Sono adatti ai grandi investitori. Il legislatore ha previsto che l’investimento non possa superare i 150.000 euro nei 5 anni, ma questo plafond vale per ogni singolo codice fiscale. Un nucleo familiare di 3 persone ha complessivamente a disposizione un plafond di 450.000 euro.
La vera novità, che può spiegare l’interesse di molti risparmiatori, è però la possibilità di investire da 500 a 30.000 euro all’anno.
Questa possibilità ha aperto le porte ad un’ampia platea di persone e famiglie che, in questi anni, hanno tenuto i loro risparmi sul conto corrente, non trovando alternative alla loro portata.
Secondo i critici, la necessità di mantenere l’investimento per 5 anni penalizza, in realtà, chi non può contare su risorse in caso di emergenza, andando quindi a premiare i risparmiatori con una buona disponibilità patrimoniale, che possono avere dei risparmi “paracadute”.
Tuttavia, la flessibilità nella scelta del capitale da investire (possono bastare 500 euro all’anno) e la possibilità di rateizzare i versamenti danno la possibilità di costruire il proprio Piano su misura, bilanciando esigenze di investimento e necessità di attrezzarsi per affrontare spese impreviste.
Il vantaggio di un investimento nell’economia reale
Uno dei motivi per cui le famiglie italiane hanno preferito mantenere i propri risparmi sul conto corrente è il timore per la volatilità dei mercati.

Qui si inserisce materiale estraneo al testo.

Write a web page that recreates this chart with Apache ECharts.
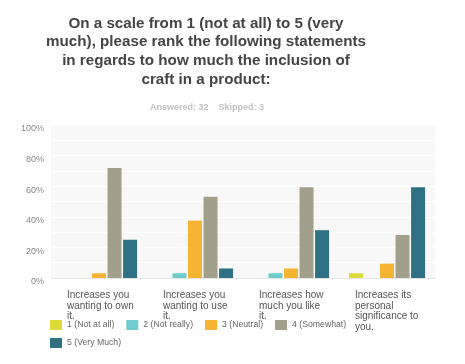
<!DOCTYPE html>
<html><head><meta charset="utf-8">
<script src="https://cdn.jsdelivr.net/npm/echarts@6/dist/echarts.min.js"></script>
<style>html,body{margin:0;padding:0;background:#fff}#c{width:465px;height:364px}</style>
</head><body><div id="c"></div>
<script>
var titleText = "On a scale from 1 (not at all) to 5 (very\nmuch), please rank the following statements\nin regards to how much the inclusion of\ncraft in a product:";
var subText = "Answered: 32    Skipped: 3";
var categories = ["Increases you\nwanting to own\nit.", "Increases you\nwanting to use\nit.", "Increases how\nmuch you like\nit.", "Increases its\npersonal\nsignificance to\nyou."];
var seriesNames = ["1 (Not at all)", "2 (Not really)", "3 (Neutral)", "4 (Somewhat)", "5 (Very Much)"];
var notAtAll = [0, 0, 0, 3.13];
var notReally = [0, 3.13, 3.13, 0];
var neutral = [3.13, 37.5, 6.25, 9.38];
var somewhat = [71.88, 53.13, 59.38, 28.13];
var veryMuch = [25, 6.25, 31.25, 59.38];
var yTicks = [0, 20, 40, 60, 80, 100];
var colors = ["#dfd93a", "#6fcbcc", "#f6b434", "#a29f8a", "#2f7084"];

var values = [notAtAll, notReally, neutral, somewhat, veryMuch];
var font = "Liberation Sans, Arial, sans-serif";
var chart = echarts.init(document.getElementById('c'));
chart.setOption({
  animation: false,
  color: colors,
  title: [
    {text: titleText, left: 201, top: 9, textAlign: 'center',
     textStyle: {fontFamily: font, fontSize: 15.2, fontWeight: 'bold', color: '#454545', lineHeight: 18.8}},
    {text: subText, left: 202, top: 98, textAlign: 'center',
     textStyle: {fontFamily: font, fontSize: 9, fontWeight: 'bold', color: '#c2c2c2'}}
  ],
  legend: [
    {data: seriesNames.slice(0, 4), left: 45, top: 315, itemWidth: 12, itemHeight: 10, itemGap: 12,
     icon: 'rect', textStyle: {fontFamily: font, fontSize: 8.7, color: '#666'}},
    {data: seriesNames.slice(4), left: 45, top: 333, itemWidth: 12, itemHeight: 10,
     icon: 'rect', textStyle: {fontFamily: font, fontSize: 8.7, color: '#666'}}
  ],
  grid: {left: 51, right: 30, top: 125, bottom: 86, show: true, backgroundColor: '#f8f8f8', borderWidth: 0},
  xAxis: {
    type: 'category', data: categories,
    axisLine: {show: true, lineStyle: {color: '#e6e6e6'}}, axisTick: {show: false},
    axisLabel: {
      interval: 0, margin: 12,
      formatter: function (v) { return v.split('\n').map(function (l) { return '{a|' + l + '}'; }).join('\n'); },
      rich: {a: {width: 64, align: 'left', fontFamily: font, fontSize: 10, color: '#555', lineHeight: 10.5}}
    }
  },
  yAxis: {
    type: 'value', min: 0, max: 100, interval: 20,
    axisLine: {show: false}, axisTick: {show: false},
    splitLine: {show: true, lineStyle: {color: '#ffffff', width: 1}},
    minorTick: {show: false, splitNumber: 2},
    minorSplitLine: {show: true, lineStyle: {color: '#ffffff', width: 1}},
    axisLabel: {margin: 7, verticalAlign: 'top', lineHeight: 8, fontFamily: font, fontSize: 9, color: '#888',
      formatter: function (v) { return yTicks.indexOf(v) >= 0 ? v + '%' : ''; }}
  },
  series: seriesNames.map(function (n, i) {
    return {name: n, type: 'bar', data: values[i], barWidth: 14, barGap: '11%'};
  })
});
</script></body></html>
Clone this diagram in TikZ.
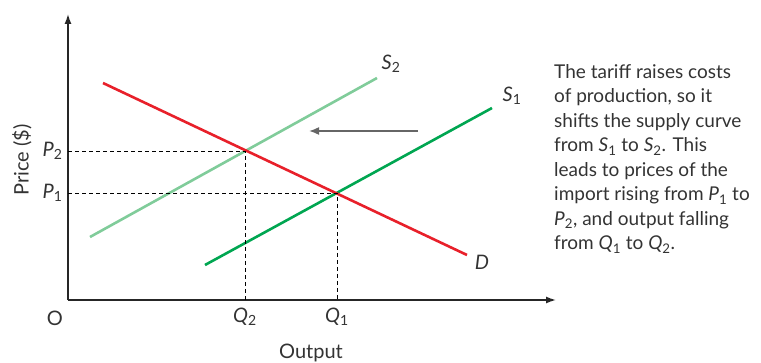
\documentclass[tikz,border=0pt]{standalone}
\usepackage{fontspec}
\setmainfont{Lato}
\usepackage{tikz}
\usetikzlibrary{arrows.meta,positioning}

\definecolor{dred}{HTML}{E8202A}
\definecolor{sgreen}{HTML}{00A651}
\definecolor{lgreen}{HTML}{80CC9A}
\definecolor{txt}{HTML}{333333}
\newcommand{\vr}[2]{\textit{#1}\textsubscript{#2}}

\begin{document}
\begin{tikzpicture}[x=1pt,y=1pt,font=\fontsize{20}{24.5}\selectfont,text=txt,
  axis/.style={line width=1.4pt,black!85,-{Latex[length=10pt,width=7pt]}},
  curve/.style={line width=2.6pt},
  guide/.style={black,line width=0.9pt,dash pattern=on 4pt off 3pt}]
  \useasboundingbox (0,0) rectangle (761,362);
  % axes
  \coordinate (O) at (68,62);
  \coordinate (ytop) at (68,348);
  \coordinate (xend) at (556,62);
  \draw[axis] (O)--(ytop);
  \draw[axis] (O)--(xend);
  % curves
  \coordinate (D0) at (103,279);
  \coordinate (D1) at (467,107);
  \coordinate (S10) at (205,97);
  \coordinate (S11) at (492,254);
  \coordinate (S20) at (90,125);
  \coordinate (S21) at (377,284);
  \draw[curve,lgreen] (S20)--(S21);
  \draw[curve,sgreen] (S10)--(S11);
  \draw[curve,dred] (D0)--(D1);
  % equilibria
  \coordinate (E2) at (245,211);
  \coordinate (E1) at (337,169);
  \coordinate (P2) at (O|-E2);
  \coordinate (P1) at (O|-E1);
  \coordinate (Q2) at (O-|E2);
  \coordinate (Q1) at (O-|E1);
  \draw[guide] (P2)--(E2)--(Q2);
  \draw[guide] (P1)--(E1)--(Q1);
  % shift arrow
  \coordinate (A0) at (418,231);
  \coordinate (A1) at (309,231);
  \draw[black!60,line width=1.6pt,-{Latex[length=10pt,width=8pt]}] (A0)--(A1);
  % labels
  \node[left=2pt] (lP2) at (P2) {\vr{P}{2}};
  \node[left=2pt] (lP1) at (P1) {\vr{P}{1}};
  \node[below=4pt] (lQ2) at (Q2) {\vr{Q}{2}};
  \node[below=4pt] (lQ1) at (Q1) {\vr{Q}{1}};
  \node (lO) at (55,44) {O};
  \node (lS2) at (391,298) {\vr{S}{2}};
  \node (lS1) at (512,266) {\vr{S}{1}};
  \node (lD) at (482,100) {\textit{D}};
  \node (xlab) at (311,9) {Output};
  \node[rotate=90] (ylab) at (22,202) {Price (\$)};
  \node[anchor=north west,align=left,inner sep=0pt,
        font=\fontsize{19}{24.5}\selectfont] (note) at (554,298)
    {The tariff raises costs\\
     of production, so it\\
     shifts the supply curve\\
     from \vr{S}{1} to \vr{S}{2}. This\\
     leads to prices of the\\
     import rising from \vr{P}{1} to\\
     \vr{P}{2}, and output falling\\
     from \vr{Q}{1} to \vr{Q}{2}.};
\end{tikzpicture}
\end{document}
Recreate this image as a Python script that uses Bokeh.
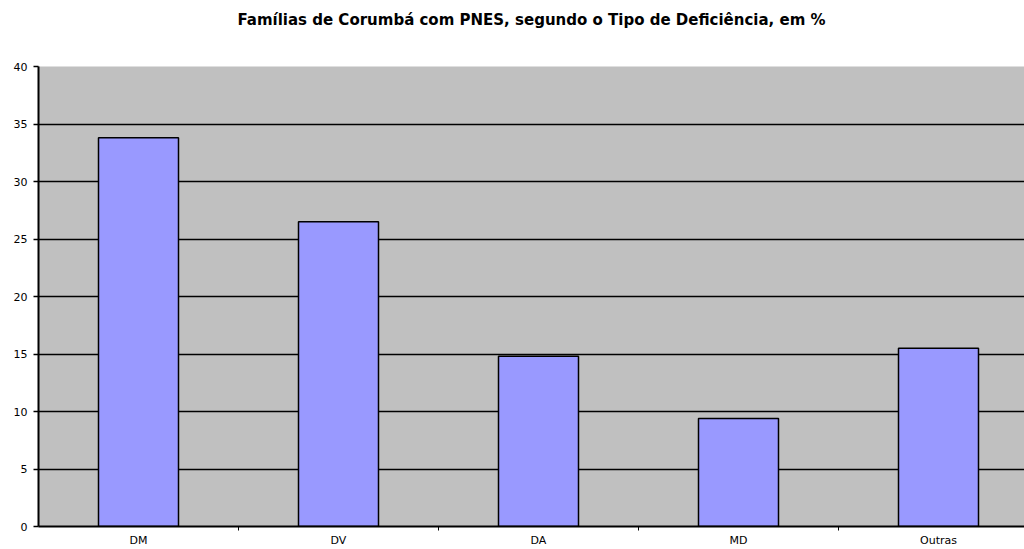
from bokeh.plotting import figure
from bokeh.models import Range1d, FixedTicker, LinearAxis
from bokeh.embed import file_html
from bokeh.resources import INLINE

title_text = "Famílias de Corumbá com PNES, segundo o Tipo de Deficiência, em %"
categories = ["DM", "DV", "DA", "MD", "Outras"]
values = [33.8, 26.5, 14.8, 9.4, 15.5]
y_ticks = [0, 5, 10, 15, 20, 25, 30, 35, 40]

xs = [i + 0.5 for i in range(len(categories))]

p = figure(width=1024, height=549, output_backend="svg", toolbar_location=None,
           x_range=Range1d(0, 4.93), y_range=Range1d(0, 40),
           min_border_left=38, min_border_right=0, min_border_top=66, min_border_bottom=23)
p.background_fill_color = "#C0C0C0"
p.border_fill_color = "white"
p.outline_line_color = None

# title drawn as the label of an invisible axis above the frame
top_axis = LinearAxis(ticker=FixedTicker(ticks=[]), axis_label=title_text,
                      axis_line_color=None, major_tick_line_color=None,
                      minor_tick_line_color=None, major_label_text_font_size="0px",
                      axis_label_standoff=38, axis_label_text_font="DejaVu Sans",
                      axis_label_text_font_size="15px", axis_label_text_font_style="bold",
                      axis_label_text_color="black")
p.add_layout(top_axis, "above")

p.vbar(x=xs, top=values, width=0.4, bottom=0, fill_color="#9999FF",
       line_color="black", line_width=1.5)

p.xgrid.grid_line_color = None
p.ygrid.grid_line_color = "black"
p.ygrid.grid_line_width = 1.5
p.ygrid.ticker = FixedTicker(ticks=y_ticks)

p.yaxis.ticker = FixedTicker(ticks=y_ticks)
p.yaxis.axis_line_color = "black"
p.yaxis.axis_line_width = 2
p.yaxis.major_tick_out = 5
p.yaxis.major_tick_in = 0
p.yaxis.major_tick_line_width = 1.5
p.yaxis.minor_tick_line_color = None
p.yaxis.major_label_text_font = "DejaVu Sans"
p.yaxis.major_label_text_font_size = "11px"
p.yaxis.major_label_standoff = 6
p.yaxis.major_label_text_color = "black"

xa = p.below[0]
xa.ticker = FixedTicker(ticks=xs, minor_ticks=[1, 2, 3, 4])
xa.major_label_overrides = {x: c for x, c in zip(xs, categories)}
xa.axis_line_color = "black"
xa.axis_line_width = 2
xa.major_tick_out = 0
xa.major_tick_in = 0
xa.minor_tick_out = 4
xa.minor_tick_in = 0
xa.minor_tick_line_color = "black"
xa.major_label_text_font = "DejaVu Sans"
xa.major_label_text_font_size = "11px"
xa.major_label_standoff = 3
xa.major_label_text_color = "black"

open("out.html", "w").write(file_html(p, INLINE))
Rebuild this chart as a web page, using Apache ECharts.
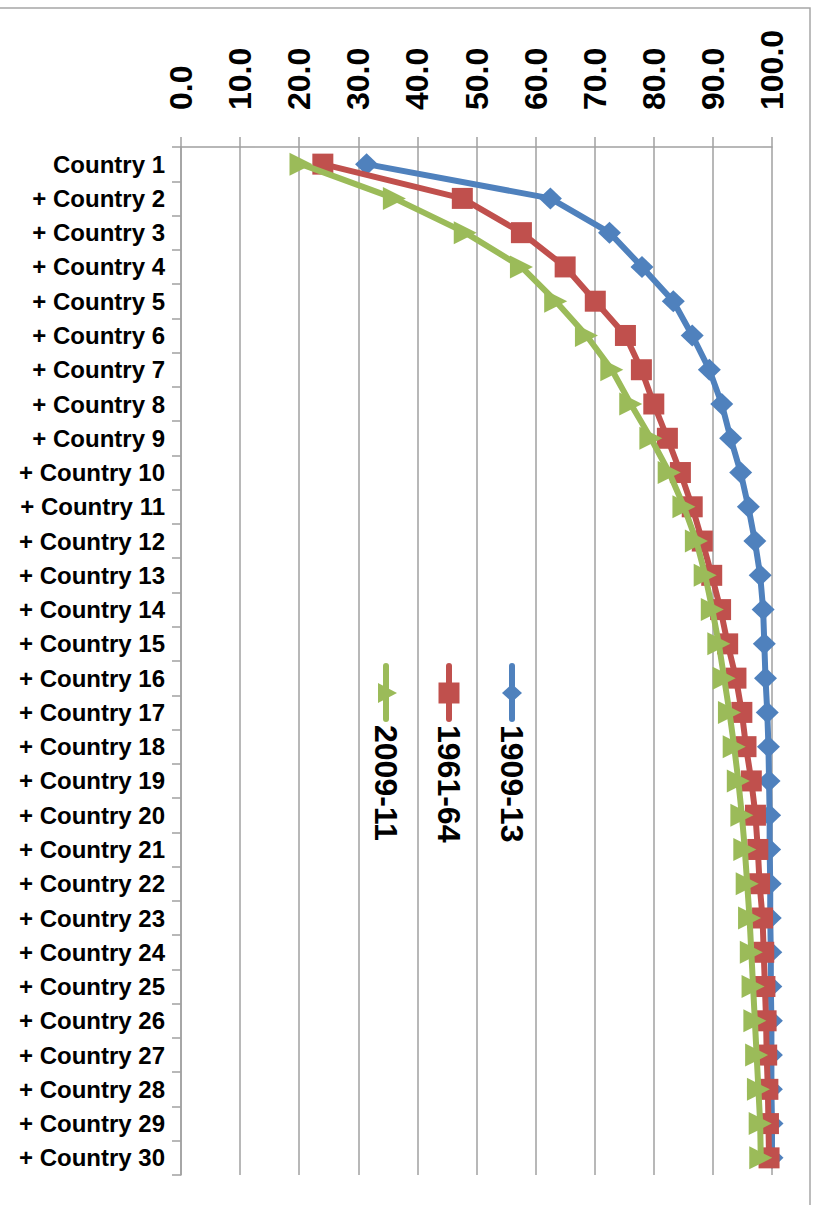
<!DOCTYPE html>
<html>
<head>
<meta charset="utf-8">
<script src="https://cdn.jsdelivr.net/npm/echarts@6/dist/echarts.min.js"></script>
<style>
html,body{margin:0;padding:0;background:#fff;}
#chart{width:821px;height:1205px;}
</style>
</head>
<body>
<div id="chart"></div>
<script>
// ---- data ----
const categories = ['Country 1'];
for (let i = 2; i <= 30; i++) categories.push('+ Country ' + i);
const xTicks = [0, 10, 20, 30, 40, 50, 60, 70, 80, 90, 100];
const seriesNames = ['1909-13', '1961-64', '2009-11'];
const s1909 = [31.4, 62.5, 72.5, 78.0, 83.3, 86.5, 89.4, 91.5, 93.0, 94.7, 96.0, 97.1, 98.0, 98.5, 98.7, 98.9, 99.2, 99.4, 99.5, 99.6, 99.6, 99.7, 99.7, 99.8, 99.8, 99.9, 99.9, 99.9, 100.0, 100.0];
const s1961 = [24.0, 47.6, 57.6, 65.0, 70.1, 75.2, 77.9, 80.0, 82.3, 84.5, 86.5, 88.2, 89.8, 91.3, 92.5, 93.9, 94.9, 95.6, 96.5, 97.2, 97.6, 97.9, 98.4, 98.6, 98.8, 99.0, 99.1, 99.3, 99.4, 99.5];
const s2009 = [20.3, 36.1, 48.1, 57.6, 63.4, 68.6, 72.9, 76.1, 79.5, 82.6, 85.1, 87.2, 88.7, 89.9, 91.0, 91.9, 92.8, 93.6, 94.3, 94.9, 95.4, 95.8, 96.2, 96.5, 96.8, 97.1, 97.4, 97.7, 98.0, 98.1];
const seriesData = [s1909, s1961, s2009];
const colors = ['#4F81BD', '#C0504D', '#9BBB59'];
const symbols = ['diamond', 'rect', 'triangle'];
const symbolSizes = [[23, 22], 21, 23];
const symbolRotates = [0, 0, -90];

const chart = echarts.init(document.getElementById('chart'), null, {renderer: 'svg'});
const FONT = '"Liberation Sans", Arial, sans-serif';
const GRID_COLOR = '#a0a0a0';

const series = seriesNames.map((name, i) => ({
  name: name,
  type: 'line',
  data: seriesData[i],
  color: colors[i],
  symbol: symbols[i],
  symbolSize: symbolSizes[i],
  symbolRotate: symbolRotates[i],
  showAllSymbol: true,
  lineStyle: {width: 6, color: colors[i]},
  itemStyle: {color: colors[i]},
  z: 2 + i
}));

// legend drawn vertically (rotated text)
const legendX = [512, 449, 386];
const legendGraphics = [];
seriesNames.forEach((name, i) => {
  const x = legendX[i];
  const y = 693;
  legendGraphics.push({
    type: 'line', shape: {x1: x, y1: 666, x2: x, y2: 719},
    style: {stroke: colors[i], lineWidth: 6, lineCap: 'round'}, z: 10
  });
  let sym;
  if (symbols[i] === 'diamond') {
    sym = {type: 'polygon', shape: {points: [[x, y - 9], [x + 10, y], [x, y + 9], [x - 10, y]]}};
  } else if (symbols[i] === 'rect') {
    sym = {type: 'rect', shape: {x: x - 10.5, y: y - 10.5, width: 21, height: 21}};
  } else {
    sym = {type: 'polygon', shape: {points: [[x - 8, y - 10], [x + 11, y], [x - 8, y + 10]]}};
  }
  sym.style = {fill: colors[i]};
  sym.z = 11;
  legendGraphics.push(sym);
  legendGraphics.push({
    type: 'text', x: x, y: 725, rotation: -Math.PI / 2, z: 12,
    style: {text: name, fill: '#000', font: 'bold 32px ' + FONT, align: 'left', verticalAlign: 'middle'}
  });
});

chart.setOption({
  animation: false,
  backgroundColor: '#fff',
  textStyle: {fontFamily: FONT},
  grid: {left: 181, right: 49, top: 147, bottom: 30, containLabel: false, outerBoundsMode: 'none'},
  xAxis: {
    type: 'value', position: 'top', min: xTicks[0], max: xTicks[xTicks.length - 1], interval: 10,
    axisLine: {show: true, lineStyle: {color: GRID_COLOR, width: 1.5}},
    axisTick: {show: true, length: 10, lineStyle: {color: GRID_COLOR, width: 1.5}},
    splitLine: {show: true, lineStyle: {color: GRID_COLOR, width: 1.5}},
    axisLabel: {
      rotate: -90, margin: 37, color: '#000', fontSize: 32, fontWeight: 'bold', fontFamily: FONT,
      formatter: v => v.toFixed(1)
    }
  },
  yAxis: {
    type: 'category', inverse: true, data: categories, boundaryGap: true,
    axisLine: {show: true, lineStyle: {color: GRID_COLOR, width: 1.5}},
    axisTick: {show: true, length: 9, alignWithLabel: false, lineStyle: {color: GRID_COLOR, width: 1.5}},
    splitLine: {show: false},
    axisLabel: {margin: 16, color: '#000', fontSize: 24, fontWeight: 'bold', fontFamily: FONT, interval: 0}
  },
  series: series,
  graphic: [
    {type: 'rect', shape: {x: -2, y: 8, width: 812, height: 1210},
     style: {fill: 'none', stroke: '#a6a6a6', lineWidth: 1.5}, z: -1, silent: true}
  ].concat(legendGraphics)
});
</script>
</body>
</html>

I Pir danno la possiblità di investire sulle Pmi italiane, ossatura del tessuto economico del Paese.
Al di là dell’ideale patriottico, che pure ha un suo valore, guardando sul lato dell’investimento, le Pmi sono realtà dinamiche, reattive e spesso leader nei rispettivi mercati con forte vocazione all’esportazione.
Sono società che possono cogliere le opportunità offerte da nicchie specifiche di mercato, hanno bassa correlazione con il ciclo economico domestico, spesso sono frutto di storie di eccellenza e operano in situazioni di non elevatissima concorrenza a livello globale.
Queste caratteristiche dovrebbero dare un minimo di stabilità all’investimento.
Ovviamente esistono dei rischi, che possono essere comunque mitigati con la diversificazione. Non dimentichiamo che il legislatore ha previsto l’obbligo di non investire più del 10% del Pir in strumenti finanziari emessi o stipulati con lo stesso emittente.